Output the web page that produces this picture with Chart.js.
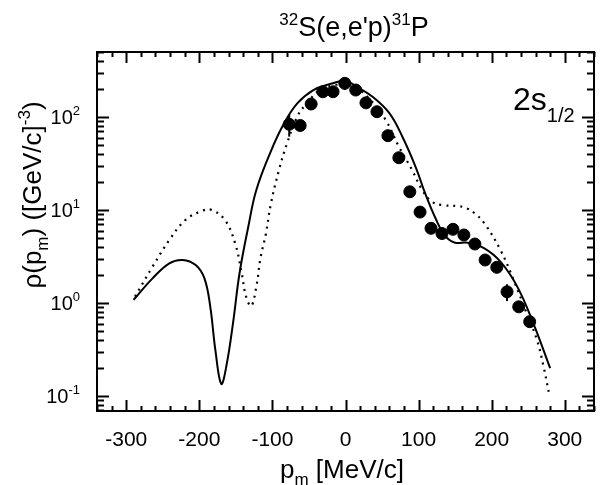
<!DOCTYPE html>
<html>
<head>
<meta charset="utf-8">
<script src="https://cdn.jsdelivr.net/npm/chart.js@4.4.1/dist/chart.umd.min.js"></script>
<style>
  body { margin: 0; background: #fff; }
  canvas { display: block; }
</style>
</head>
<body>
<canvas id="momentumChart" width="601" height="485"></canvas>
<script>
// Measured data points (p_m in MeV/c, density)
const dataMomentum = [-77, -62, -47, -31, -17, -1, 14, 28, 43, 58, 73, 88, 102, 117, 132, 147, 162, 177, 191, 207, 221, 237, 252];
const dataDensity = [83.5, 81, 138, 187, 187, 230, 195, 142, 114, 63, 36.5, 15.7, 9.5, 6.36, 5.59, 6.2, 5.39, 4.31, 2.9, 2.42, 1.32, 0.91, 0.63];
const dataError = [22, 0, 0, 0, 0, 35, 0, 0, 0, 0, 0, 0, 0, 0, 0, 0, 0, 0, 0, 0, 0.27, 0, 0];

// Solid curve
const solidMomentum = [-290, -264, -241, -223, -205, -193, -185, -178, -170, -163, -154, -145, -133, -122, -102, -84, -66, -44, -21, 0, 15, 37, 60, 78, 96, 109, 123, 136, 150, 167, 190, 212, 235, 257, 280];
const solidDensity = [1.08, 1.84, 2.67, 2.9, 2.56, 1.84, 0.91, 0.31, 0.135, 0.21, 0.6, 2.09, 6.6, 16.4, 43, 85.5, 140, 195, 226, 245, 212, 165, 110, 61, 29, 15.1, 8.2, 5.3, 4.45, 4.45, 3.87, 2.78, 1.5, 0.605, 0.199];

// Dotted curve
const dottedMomentum = [-288, -264, -241, -219, -196, -183, -165, -151, -142, -136, -129, -122, -116, -109, -102, -91, -80, -66, -53, -35, -15, 0, 15, 35, 55, 73, 91, 105, 118, 132, 154, 165, 177, 190, 212, 230, 248, 262, 271, 278];
const dottedDensity = [1.17, 2.46, 4.76, 7.8, 9.8, 10, 7.8, 4.38, 2.09, 1.17, 0.93, 1.5, 3.15, 5.5, 11.8, 26.9, 52, 101, 140, 195, 220, 225, 205, 150, 93, 48, 27, 16.4, 12.3, 11.3, 11.0, 10.5, 9.2, 7.2, 3.71, 1.77, 0.77, 0.4, 0.207, 0.111];

const xTickValues = [-300, -200, -100, 0, 100, 200, 300];
const yTickExponents = [-1, 0, 1, 2];

const FONT = '"Liberation Sans", Arial, Helvetica, sans-serif';

// Draw a run of text pieces with sub/superscripts: [text, size, dy]
function drawRuns(ctx, runs, x, y, align) {
  let w = 0;
  runs.forEach(r => { ctx.font = r[1] + 'px ' + FONT; w += ctx.measureText(r[0]).width; });
  let cx = align === 'center' ? x - w / 2 : align === 'right' ? x - w : x;
  runs.forEach(r => {
    ctx.font = r[1] + 'px ' + FONT;
    ctx.fillText(r[0], cx, y + r[2]);
    cx += ctx.measureText(r[0]).width;
  });
}

const framePlugin = {
  id: 'frame',
  beforeDatasetsDraw(chart) {
    // error bars
    const ctx = chart.ctx, xs = chart.scales.x, ys = chart.scales.y;
    ctx.save();
    ctx.strokeStyle = '#000';
    ctx.lineWidth = 2;
    dataMomentum.forEach((p, i) => {
      if (!dataError[i]) return;
      const x = xs.getPixelForValue(p);
      ctx.beginPath();
      ctx.moveTo(x, ys.getPixelForValue(dataDensity[i] + dataError[i]));
      ctx.lineTo(x, ys.getPixelForValue(dataDensity[i] - dataError[i]));
      ctx.stroke();
    });
    ctx.restore();
  },
  afterDraw(chart) {
    const ctx = chart.ctx, xs = chart.scales.x, ys = chart.scales.y;
    const a = chart.chartArea;
    ctx.save();
    ctx.strokeStyle = '#000';
    ctx.fillStyle = '#000';
    ctx.lineWidth = 2;
    ctx.strokeRect(a.left, a.top, a.right - a.left, a.bottom - a.top);

    // x ticks on top and bottom
    ctx.beginPath();
    for (let v = -340; v <= 340; v += 20) {
      const x = Math.round(xs.getPixelForValue(v)) + 0.5;
      const len = v % 100 === 0 ? 11 : 5;
      ctx.moveTo(x, a.bottom); ctx.lineTo(x, a.bottom - len);
      ctx.moveTo(x, a.top); ctx.lineTo(x, a.top + len);
    }
    // y ticks on left and right
    for (let d = -2; d <= 2; d++) {
      for (let k = 1; k <= 9; k++) {
        const v = k * Math.pow(10, d);
        if (v < ys.min || v > ys.max) continue;
        const y = Math.round(ys.getPixelForValue(v)) + 0.5;
        const len = k === 1 ? 12 : 7;
        ctx.moveTo(a.left, y); ctx.lineTo(a.left + len, y);
        ctx.moveTo(a.right, y); ctx.lineTo(a.right - len, y);
      }
    }
    ctx.stroke();

    ctx.textBaseline = 'alphabetic';
    ctx.textAlign = 'left';
    // x tick labels
    xTickValues.forEach(v => {
      drawRuns(ctx, [[String(v), 21, 0]], xs.getPixelForValue(v), 446, 'center');
    });
    // y tick labels
    yTickExponents.forEach(e => {
      const y = ys.getPixelForValue(Math.pow(10, e));
      drawRuns(ctx, [['10', 20, 0], [String(e), 13, -9]], 80, y + 7, 'right');
    });

    // titles
    drawRuns(ctx, [['32', 17, -11], ["S(e,e'p)", 27, 0], ['31', 17, -11], ['P', 27, 0]], 354, 36, 'center');
    drawRuns(ctx, [['p', 26, 0], ['m', 17, 7], [' [MeV/c]', 26, 0]], 342, 478, 'center');
    drawRuns(ctx, [['2s', 32, 0], ['1/2', 20, 12]], 513, 110, 'left');

    ctx.save();
    ctx.translate(41, 195);
    ctx.rotate(-Math.PI / 2);
    drawRuns(ctx, [['\u03c1(p', 26, 0], ['m', 17, 7], [') ([GeV/c]', 26, 0], ['-3', 17, -11], [')', 26, 0]], 0, 0, 'center');
    ctx.restore();
    ctx.restore();
  }
};

const toXY = (xs, ys) => xs.map((x, i) => ({ x: x, y: ys[i] }));

new Chart(document.getElementById('momentumChart'), {
  type: 'scatter',
  data: {
    datasets: [
      {
        label: 'data',
        data: toXY(dataMomentum, dataDensity),
        pointRadius: 6,
        pointBackgroundColor: '#000',
        pointBorderColor: '#000',
        showLine: false
      },
      {
        label: 'solid',
        data: toXY(solidMomentum, solidDensity),
        showLine: true,
        pointRadius: 0,
        borderColor: '#000',
        borderWidth: 2,
        tension: 0.4
      },
      {
        label: 'dotted',
        data: toXY(dottedMomentum, dottedDensity),
        showLine: true,
        pointRadius: 0,
        borderColor: '#000',
        borderWidth: 2.2,
        borderDash: [2, 5],
        tension: 0.4
      }
    ]
  },
  options: {
    responsive: false,
    animation: false,
    devicePixelRatio: 1,
    layout: { padding: { left: 97, right: 2, top: 52, bottom: 74 } },
    plugins: { legend: { display: false }, tooltip: { enabled: false }, title: { display: false } },
    scales: {
      x: { type: 'linear', min: -340, max: 340, display: false },
      y: { type: 'logarithmic', min: 0.069, max: 500, display: false }
    }
  },
  plugins: [framePlugin]
});
</script>
</body>
</html>
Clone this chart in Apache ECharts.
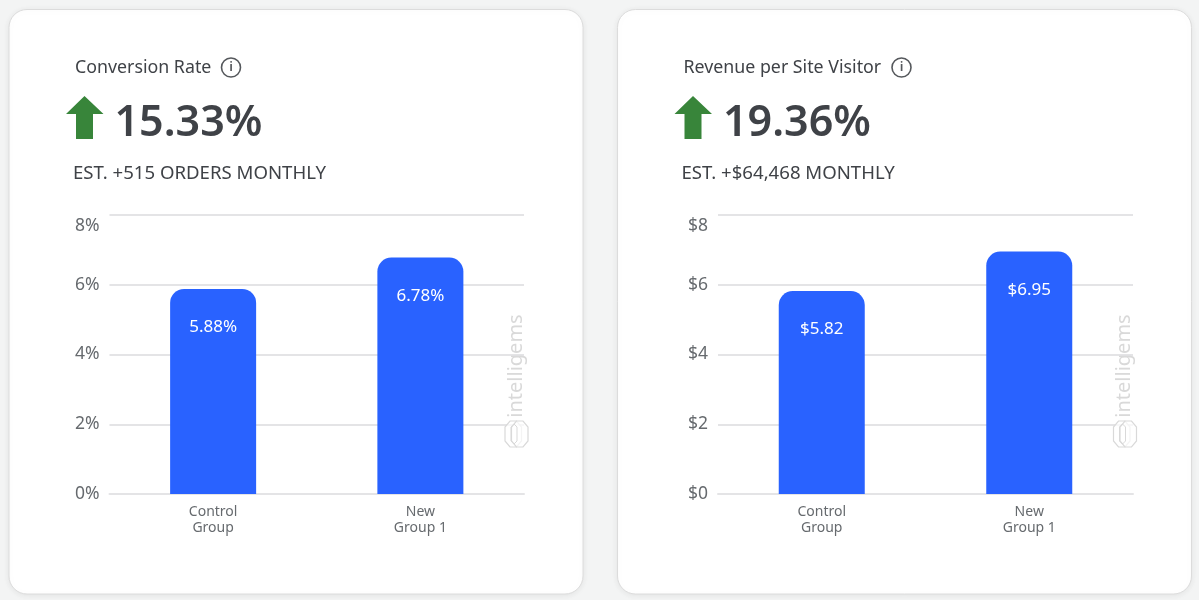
<!DOCTYPE html>
<html><head><meta charset="utf-8">
<style>html,body{margin:0;padding:0;background:#f3f4f4;}#c{width:1199px;height:600px;}</style>
<script src="https://cdn.jsdelivr.net/npm/echarts@6/dist/echarts.min.js"></script>
</head><body><div id="c"></div>
<script>
const categories = ['Control\nGroup', 'New\nGroup 1'];
const conversionValues = [5.88, 6.78];
const revenueValues = [5.82, 6.95];
const conversionTicks = ['0%', '2%', '4%', '6%', '8%'];
const revenueTicks = ['$0', '$2', '$4', '$6', '$8'];
const titles = ['Conversion Rate', 'Revenue per Site Visitor'];
const lifts = ['15.33%', '19.36%'];
const estimates = ['EST. +515 ORDERS MONTHLY', 'EST. +$64,468 MONTHLY'];
const FONT = 'Noto Sans';
const DX = 608.5;

function panelGraphics(i) {
  const dx = i * DX;
  const infoX = i === 0 ? 231 : 293 + DX;
  const els = [
    {type:'rect', z:-10, silent:true, shape:{x:9+dx,y:9.5,width:574,height:584.5,r:18},
     style:{fill:'#fff',stroke:'#dcdcdc',lineWidth:1,shadowBlur:6,shadowColor:'rgba(0,0,0,0.07)',shadowOffsetY:1}},
    {type:'text', z:5, x:75+dx, y:68, style:{text:titles[i],font:'400 17.8px "'+FONT+'"',fill:'#3f4247',textVerticalAlign:'middle'}},
    {type:'circle', z:5, shape:{cx:infoX,cy:67.5,r:9.5}, style:{fill:'none',stroke:'#55585c',lineWidth:1.6}},
    {type:'text', z:5, x:infoX, y:67.5, style:{text:'i',font:'600 13px "'+FONT+'"',fill:'#55585c',textAlign:'center',textVerticalAlign:'middle'}},
    {type:'polygon', z:5, shape:{points:[[84.5+dx,96],[103.5+dx,114],[93+dx,114],[93+dx,139],[76+dx,139],[76+dx,114],[66+dx,114]]}, style:{fill:'#38853a'}},
    {type:'text', z:5, x:114.5+dx, y:124, style:{text:lifts[i],font:'600 43px "'+FONT+'"',fill:'#3f4247',textVerticalAlign:'middle'}},
    {type:'text', z:5, x:73+dx, y:174, style:{text:estimates[i],font:'400 18.6px "'+FONT+'"',fill:'#3f4247',textVerticalAlign:'middle'}},
    {type:'text', z:20, x:516+dx, y:366, rotation:Math.PI/2,
     style:{text:'intelligems',font:'400 20px "'+FONT+'"',fill:'#d9d9d9',textAlign:'center',textVerticalAlign:'middle'}},
  ];
  [[0],[6.5]].forEach(([o])=>{
    const l=505+dx+o, r=l+16.5, t=421, b=447;
    els.push({type:'polygon', z:20, shape:{points:[[l+5,t],[r-5,t],[r,t+6],[r,b-6],[r-5,b],[l+5,b],[l,b-6],[l,t+6]]}, style:{fill:'rgba(255,255,255,0.7)',stroke:'#d9d9d9',lineWidth:1.2}});
  });
  els.push({type:'polygon', z:21, shape:{points:[[511+dx,427],[514+dx,424],[517+dx,427],[517+dx,441],[514+dx,444],[511+dx,441]]}, style:{fill:'none',stroke:'#d9d9d9',lineWidth:1}});
  return els;
}

function axes(i, ticks) {
  return {
    x:{type:'category', gridIndex:i, data:categories,
       axisLine:{lineStyle:{color:'#e4e4e6',width:2}}, axisTick:{show:false},
       axisLabel:{color:'#666a6e',fontFamily:FONT,fontSize:14,lineHeight:16,margin:10,interval:0}},
    y:{type:'value', gridIndex:i, min:0, max:8, interval:2,
       axisLine:{show:false}, axisTick:{show:false},
       splitLine:{lineStyle:{color:'#e4e4e6',width:2}},
       axisLabel:{color:'#666a6e',fontFamily:FONT,fontSize:17.5,margin:10,padding:[2,0,0,0],verticalAlignMaxLabel:'top',
         formatter:(v)=>ticks[v/2]}}
  };
}
const a0 = axes(0, conversionTicks), a1 = axes(1, revenueTicks);
function bars(i, values, fmt) {
  return {type:'bar', xAxisIndex:i, yAxisIndex:i, data:values, barWidth:86, z:3,
    itemStyle:{color:'#2962ff',borderRadius:[14,14,0,0]},
    label:{show:true,position:'insideTop',distance:30,color:'#fff',fontFamily:FONT,fontSize:17,formatter:p=>fmt(p.value)}};
}
const chart = echarts.init(document.getElementById('c'), null, {renderer:'canvas'});
chart.setOption({
  animation:false,
  backgroundColor:'#f3f4f4',
  grid:[{left:109.5,width:414.5,top:215,height:279},{left:718,width:415,top:215,height:279}],
  xAxis:[a0.x,a1.x], yAxis:[a0.y,a1.y],
  series:[bars(0,conversionValues,v=>v.toFixed(2)+'%'),bars(1,revenueValues,v=>'$'+v.toFixed(2))],
  graphic:{elements:[...panelGraphics(0),...panelGraphics(1)]}
});
</script></body></html>
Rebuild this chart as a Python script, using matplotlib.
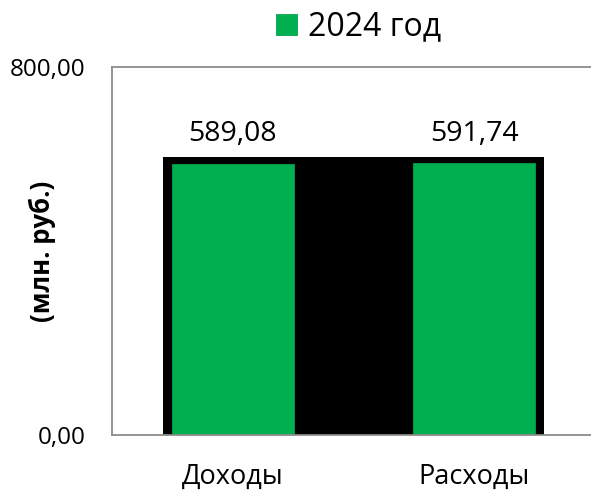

▶ _Objective_
Leaving out all pictures, set down exactly the lines of the material above, from the line with "Clone this chart in Apache ECharts." to the line with "const DX = 608.5;" inclusive, and no others.

▶ _In response_
Clone this chart in Apache ECharts.
<!DOCTYPE html>
<html><head><meta charset="utf-8">
<style>html,body{margin:0;padding:0;background:#f3f4f4;}#c{width:1199px;height:600px;}</style>
<script src="https://cdn.jsdelivr.net/npm/echarts@6/dist/echarts.min.js"></script>
</head><body><div id="c"></div>
<script>
const categories = ['Control\nGroup', 'New\nGroup 1'];
const conversionValues = [5.88, 6.78];
const revenueValues = [5.82, 6.95];
const conversionTicks = ['0%', '2%', '4%', '6%', '8%'];
const revenueTicks = ['$0', '$2', '$4', '$6', '$8'];
const titles = ['Conversion Rate', 'Revenue per Site Visitor'];
const lifts = ['15.33%', '19.36%'];
const estimates = ['EST. +515 ORDERS MONTHLY', 'EST. +$64,468 MONTHLY'];
const FONT = 'Noto Sans';
const DX = 608.5;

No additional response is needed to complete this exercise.